A University of Texas at Austin professor, Richard Lowery, has filed a class action lawsuit against Texas A&M University. The lawsuit claims that a new faculty fellowship program fosters discrimination against white and Asian males, KBTX reported.
“The Accountability, Climate, Equity, and Scholarship Faculty Fellows Program,” or ACES, was announced over the summer. The program focuses on recently graduated doctoral students who want to enter academia, according to KBTX, while the ACES Plus program focuses on “mid-career and senior tenure-track hires from underrepresented minority groups.”
The goal of the program is to move the structural composition of the faculty towards parity with that of the State of Texas. According to Texas A&M, “underrepresented groups” include Native Americans, Native Hawaiians, Alaskan Natives, Hispanic and Latino Americans, and African Americans.

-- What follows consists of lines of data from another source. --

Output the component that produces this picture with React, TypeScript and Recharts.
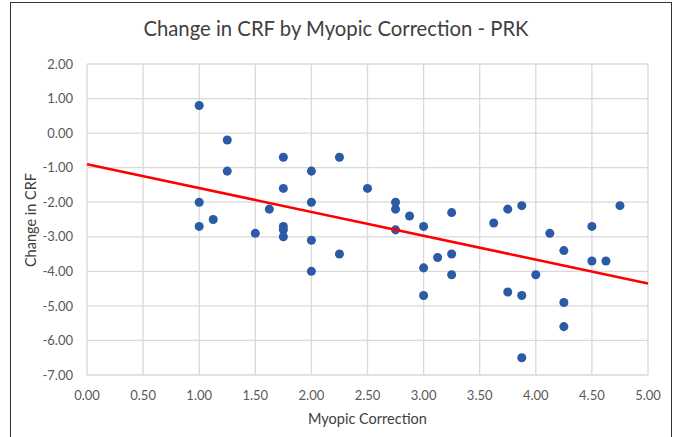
import type { ReactElement } from "react";
import {
  ScatterChart,
  Scatter,
  XAxis,
  YAxis,
  ZAxis,
  CartesianGrid,
  Label,
} from "recharts";

// Myopic correction (D) for each eye and its change in CRF.
const correction = [
  1.0, 1.0, 1.0, 1.125, 1.25, 1.25, 1.5, 1.625,
  1.75, 1.75, 1.75, 1.75, 1.75,
  2.0, 2.0, 2.0, 2.0, 2.25, 2.25, 2.5,
  2.75, 2.75, 2.75, 2.875, 3.0, 3.0, 3.0, 3.125,
  3.25, 3.25, 3.25, 3.625, 3.75, 3.75,
  3.875, 3.875, 3.875, 4.0, 4.125,
  4.25, 4.25, 4.25, 4.5, 4.5, 4.625, 4.75,
];
const crfChange = [
  0.8, -2.0, -2.7, -2.5, -0.2, -1.1, -2.9, -2.2,
  -0.7, -1.6, -2.7, -2.8, -3.0,
  -1.1, -2.0, -3.1, -4.0, -0.7, -3.5, -1.6,
  -2.0, -2.2, -2.8, -2.4, -2.7, -3.9, -4.7, -3.6,
  -2.3, -3.5, -4.1, -2.6, -2.2, -4.6,
  -2.1, -4.7, -6.5, -4.1, -2.9,
  -3.4, -4.9, -5.6, -2.7, -3.7, -3.7, -2.1,
];

// Linear trend line end points.
const trendX = [0, 5];
const trendY = [-0.9, -4.35];

const xTicks = [0, 0.5, 1, 1.5, 2, 2.5, 3, 3.5, 4, 4.5, 5];
const yTicks = [-7, -6, -5, -4, -3, -2, -1, 0, 1, 2];

const points = correction.map((x, i) => ({ x, y: crfChange[i] }));
const trend = trendX.map((x, i) => ({ x, y: trendY[i] }));

const FONT = "Lato, 'Open Sans', sans-serif";

export default function App(): ReactElement {
  return (
    <div
      style={{
        position: "absolute",
        left: 0,
        top: 0,
        width: 678,
        height: 437,
        background: "#fff",
        overflow: "hidden",
        fontFamily: FONT,
      }}
    >
      <div
        style={{
          position: "absolute",
          left: 10,
          top: 2,
          width: 662,
          height: 460,
          border: "1px solid #333",
          boxSizing: "border-box",
        }}
      />
      <div
        style={{
          position: "absolute",
          left: -3,
          top: 16,
          width: 678,
          textAlign: "center",
          fontSize: 20.3,
          color: "#404040",
        }}
      >
        Change in CRF by Myopic Correction - PRK
      </div>
      <div
        style={{
          position: "absolute",
          left: 30,
          top: 220,
          transform: "translate(-50%, -50%) rotate(-90deg)",
          whiteSpace: "nowrap",
          fontSize: 14.5,
          color: "#404040",
        }}
      >
        Change in CRF
      </div>
      <ScatterChart
        width={678}
        height={437}
        margin={{ top: 64, right: 30, bottom: 0, left: 0 }}
        style={{ position: "absolute", left: 0, top: 0 }}
      >
        <CartesianGrid stroke="#d9d9d9" strokeWidth={1.3} />
        <XAxis
          type="number"
          dataKey="x"
          domain={[0, 5]}
          ticks={xTicks}
          interval={0}
          height={62}
          axisLine={false}
          tickLine={false}
          tickSize={6}
          tickMargin={10}
          tickFormatter={(v: number) => v.toFixed(2)}
          tick={{ fontSize: 13, fill: "#595959", fontFamily: FONT }}
        >
          <Label
            value="Myopic Correction"
            position="insideBottom"
            offset={13}
            style={{ fontSize: 14.5, fill: "#404040", fontFamily: FONT }}
          />
        </XAxis>
        <YAxis
          type="number"
          dataKey="y"
          domain={[-7, 2]}
          ticks={yTicks}
          interval={0}
          width={87}
          axisLine={false}
          tickLine={false}
          tickSize={6}
          tickMargin={8}
          tickFormatter={(v: number) => v.toFixed(2)}
          tick={{ fontSize: 13, fill: "#595959", fontFamily: FONT }}
        />
        <ZAxis range={[76, 76]} />
        <Scatter
          data={points}
          fill="#2b5ba6"
          isAnimationActive={false}
        />
        <Scatter
          data={trend}
          line={{ stroke: "#ff0000", strokeWidth: 2.5 }}
          shape={() => <g />}
          isAnimationActive={false}
        />
      </ScatterChart>
    </div>
  );
}
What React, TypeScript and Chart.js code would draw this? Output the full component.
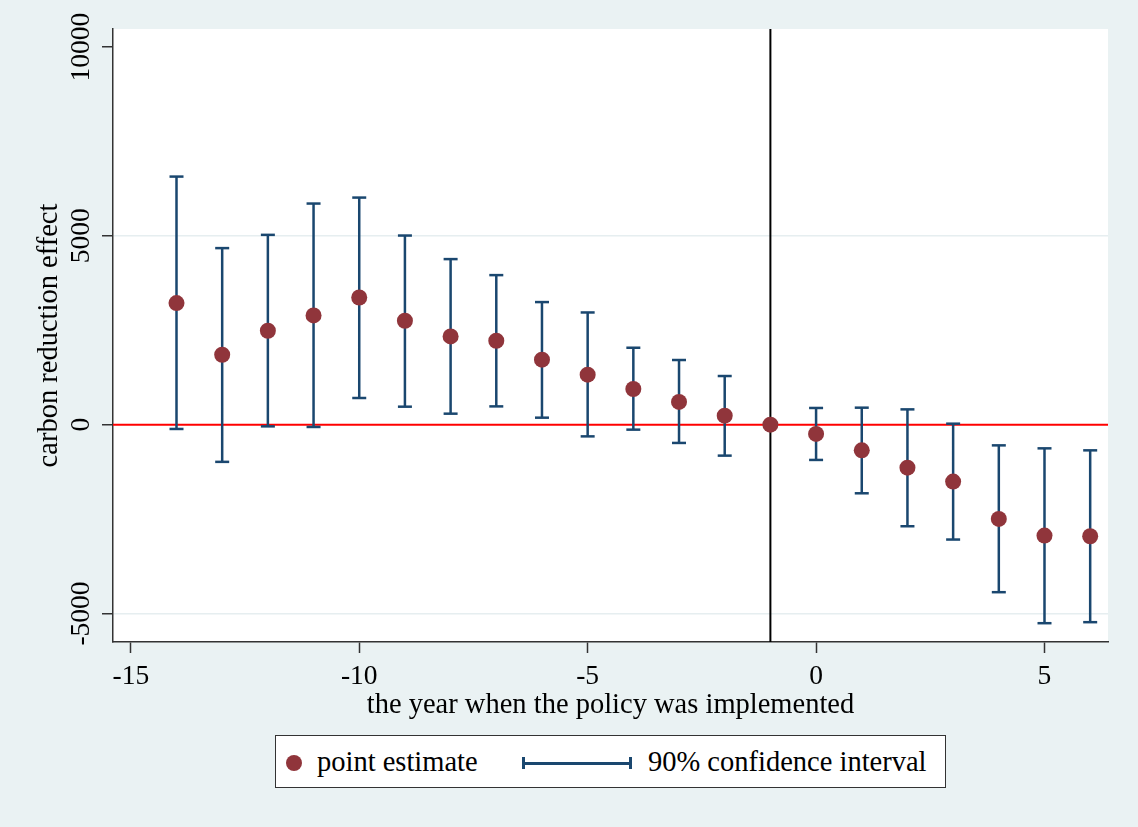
import React, { useEffect, useRef } from "react";
import { Chart, registerables } from "chart.js";

Chart.register(...registerables);

// ---- data ----
const years = [-14, -13, -12, -11, -10, -9, -8, -7, -6, -5, -4, -3, -2, -1, 0, 1, 2, 3, 4, 5, 6];
const estimates = [3220, 1852, 2487, 2892, 3368, 2751, 2336, 2222, 1720, 1323, 944, 601, 238, 0, -246, -680, -1138, -1508, -2495, -2937, -2955];
const ciLower: (number | null)[] = [-114, -985, -45, -61, 706, 476, 291, 484, 185, -310, -132, -484, -820, null, -934, -1817, -2690, -3042, -4436, -5257, -5230];
const ciUpper: (number | null)[] = [6569, 4675, 5026, 5855, 6013, 5008, 4384, 3960, 3246, 2971, 2037, 1712, 1288, null, 442, 450, 405, 26, -548, -627, -680];

const xTicks = [-15, -10, -5, 0, 5];
const yTicks = [-5000, 0, 5000, 10000];
const gridValues = [-5000, 5000];
const policyYear = -1;
const zeroLine = 0;

const xMin = -15.39;
const xMax = 6.39;
const yMin = -5755;
const yMax = 10477;

const xTitle = "the year when the policy was implemented";
const yTitle = "carbon reduction effect";
const legendPoint = "point estimate";
const legendCI = "90% confidence interval";

const NAVY = "#1a476f";
const MAROON = "#90353b";
const BG = "#eaf2f3";
const AXIS = "#333333";
const FONT = "'Liberation Serif', 'Times New Roman', serif";

const plotBg = {
  id: "plotBg",
  beforeDraw(chart: any) {
    const { ctx, chartArea } = chart;
    const { left, top, right, bottom } = chartArea;
    ctx.save();
    ctx.fillStyle = "#ffffff";
    ctx.fillRect(left, top, right - left, bottom - top);
    ctx.restore();
  },
};

export default function App() {
  const ref = useRef<HTMLCanvasElement | null>(null);

  useEffect(() => {
    if (!ref.current) return;

    const pointData = years.map((x, i) => ({ x, y: estimates[i] }));
    const ciSegs: { x: number; y: number | null }[] = [];
    const capData: { x: number; y: number }[] = [];
    years.forEach((x, i) => {
      const lo = ciLower[i];
      const hi = ciUpper[i];
      if (lo === null || hi === null) return;
      ciSegs.push({ x, y: lo }, { x, y: hi }, { x, y: null });
      capData.push({ x, y: lo }, { x, y: hi });
    });

    const chart = new Chart(ref.current, {
      type: "scatter",
      data: {
        datasets: [
          {
            label: legendPoint,
            data: pointData,
            pointRadius: 8,
            pointBackgroundColor: MAROON,
            pointBorderColor: MAROON,
            pointBorderWidth: 0,
            order: 0,
          } as any,
          {
            label: "caps",
            data: capData,
            pointStyle: "line",
            pointRadius: 7,
            pointBorderWidth: 2.5,
            pointBorderColor: NAVY,
            order: 1,
          } as any,
          {
            label: legendCI,
            data: ciSegs,
            showLine: true,
            spanGaps: false,
            borderColor: NAVY,
            borderWidth: 2.5,
            pointRadius: 0,
            order: 2,
          } as any,
          {
            label: "policy",
            data: [
              { x: policyYear, y: yMin },
              { x: policyYear, y: yMax },
            ],
            showLine: true,
            borderColor: "#000000",
            borderWidth: 2,
            pointRadius: 0,
            order: 3,
          } as any,
          {
            label: "zero",
            data: [
              { x: xMin, y: zeroLine },
              { x: xMax, y: zeroLine },
            ],
            showLine: true,
            borderColor: "#ff0000",
            borderWidth: 2,
            pointRadius: 0,
            order: 4,
          } as any,
        ],
      },
      options: {
        animation: false,
        responsive: true,
        maintainAspectRatio: false,
        events: [],
        layout: { padding: { left: 0, top: 29, right: 30, bottom: 100 } },
        plugins: {
          legend: { display: false },
          tooltip: { enabled: false },
        },
        scales: {
          x: {
            type: "linear",
            min: xMin,
            max: xMax,
            afterBuildTicks: (scale: any) => {
              scale.ticks = xTicks.map((v) => ({ value: v }));
            },
            afterFit: (scale: any) => {
              scale.height = 85;
            },
            grid: {
              drawOnChartArea: false,
              drawTicks: true,
              tickLength: 11,
              tickColor: AXIS,
              tickWidth: 1.5,
            },
            border: { display: true, color: AXIS, width: 1.5 },
            ticks: {
              color: "#000",
              padding: 7,
              maxRotation: 0,
              minRotation: 0,
              font: { family: FONT, size: 27.5 },
              callback: (v: any) => String(v),
            },
            title: {
              display: true,
              text: xTitle,
              color: "#000",
              font: { family: FONT, size: 28.5 },
              padding: { top: 0, bottom: 4 },
            },
          },
          y: {
            type: "linear",
            min: yMin,
            max: yMax,
            afterBuildTicks: (scale: any) => {
              scale.ticks = yTicks.map((v) => ({ value: v }));
            },
            afterFit: (scale: any) => {
              scale.width = 113;
            },
            grid: {
              drawOnChartArea: true,
              drawTicks: true,
              tickLength: 11,
              tickColor: AXIS,
              tickWidth: 1.5,
              lineWidth: 1.5,
              color: (ctx: any) =>
                ctx.tick && gridValues.includes(ctx.tick.value) ? "#e6eef0" : "rgba(0,0,0,0)",
            },
            border: { display: true, color: AXIS, width: 1.5 },
            ticks: {
              color: "#000",
              minRotation: 90,
              maxRotation: 90,
              crossAlign: "center",
              padding: -14,
              font: { family: FONT, size: 27.5 },
              callback: (v: any) => String(v),
            },
            title: {
              display: true,
              text: yTitle,
              color: "#000",
              font: { family: FONT, size: 28.5 },
              padding: { top: 32, bottom: 0 },
            },
          },
        },
      },
      plugins: [plotBg],
    } as any);

    return () => chart.destroy();
  }, []);

  return (
    <div
      style={{
        position: "absolute",
        left: 0,
        top: 0,
        width: 1138,
        height: 827,
        background: BG,
        fontFamily: FONT,
      }}
    >
      <canvas ref={ref} />
      <div
        style={{
          position: "absolute",
          left: 275,
          top: 735,
          width: 671,
          height: 53,
          boxSizing: "border-box",
          border: `1.5px solid ${AXIS}`,
          background: "#ffffff",
        }}
      >
        <div
          style={{
            position: "absolute",
            left: 10,
            top: 19,
            width: 16,
            height: 16,
            borderRadius: "50%",
            background: MAROON,
          }}
        />
        <div
          style={{
            position: "absolute",
            left: 41,
            top: 0,
            height: 51,
            lineHeight: "51px",
            fontSize: 28.5,
            color: "#000",
            whiteSpace: "nowrap",
          }}
        >
          {legendPoint}
        </div>
        <div style={{ position: "absolute", left: 246, top: 26, width: 109, height: 2.5, background: NAVY }} />
        <div style={{ position: "absolute", left: 246, top: 21, width: 2.5, height: 12, background: NAVY }} />
        <div style={{ position: "absolute", left: 353, top: 21, width: 2.5, height: 12, background: NAVY }} />
        <div
          style={{
            position: "absolute",
            left: 372,
            top: 0,
            height: 51,
            lineHeight: "51px",
            fontSize: 28.5,
            color: "#000",
            whiteSpace: "nowrap",
          }}
        >
          {legendCI}
        </div>
      </div>
    </div>
  );
}
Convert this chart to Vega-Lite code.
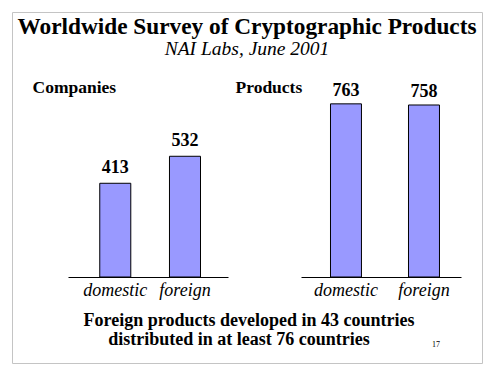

The ACES program will use $2 million over the next two years for the base salary and benefits of fellows.
Lowry, who is white, teaches finance at UT-Austin and, according to KBTX, filed his lawsuit against the Texas A&M University system and the board of regents. Also named in the suit were Texas A&M’s vice president for faculty affairs, N.K. Anand, and Texas A&M’s vice president and associate provost for diversity, Annie McGowan.
America First Legal is representing Lowry. The non-profit organization was created by Jonathan Mitchell and Stephen Miller.
Lowry’s lawsuit claims the ACES program is discriminatory and violates Title VI and Title IX of the Civil Rights Act, in addition to the equal protection clause of the 14th amendment.
The lawsuit states, “Texas A&M’s proclaimed goal of establishing a faculty whose racial composition attains ‘parity with that of the state of Texas’ seeks to achieve racial balancing, which is flatly illegal under Title VI and the binding precedent of the Supreme Court.”
Laylan Copelin, a spokesperson for the Texas A&M system, stated that the university’s lawyers would be looking over the suit.
Copelin said the filing was an “unusual job application when Mr. Lowery says in the lawsuit he is ‘able and ready’ to apply for a faculty appointment at Texas A&M. But our lawyers will review the lawsuit, confer with Texas A&M and take appropriate action as warranted.”
The official website for the ACES program claims that diversity leads to academic success.
“In recognition of Texas A&M University’s Diversity Plan, the ACES Faculty Fellows Program promotes the research, teaching, and scholarship of early career scholars who embrace the belief that diversity is an indispensable component of academic excellence,” the website reads.
It continues, “From this experience at Texas A&M, fellows should develop an understanding of the value of diversity and inclusion and the power that it holds for students, faculty, and staff to enrich their lives.”
Texas A&M announced the ACES program on July 8. ACES faculty fellowships are two years in length, after which the participants transition to a tenure-based track.
Applicants for the program must have completed their Ph.D. degrees within the past four years, but currently, the program is not accepting new applications.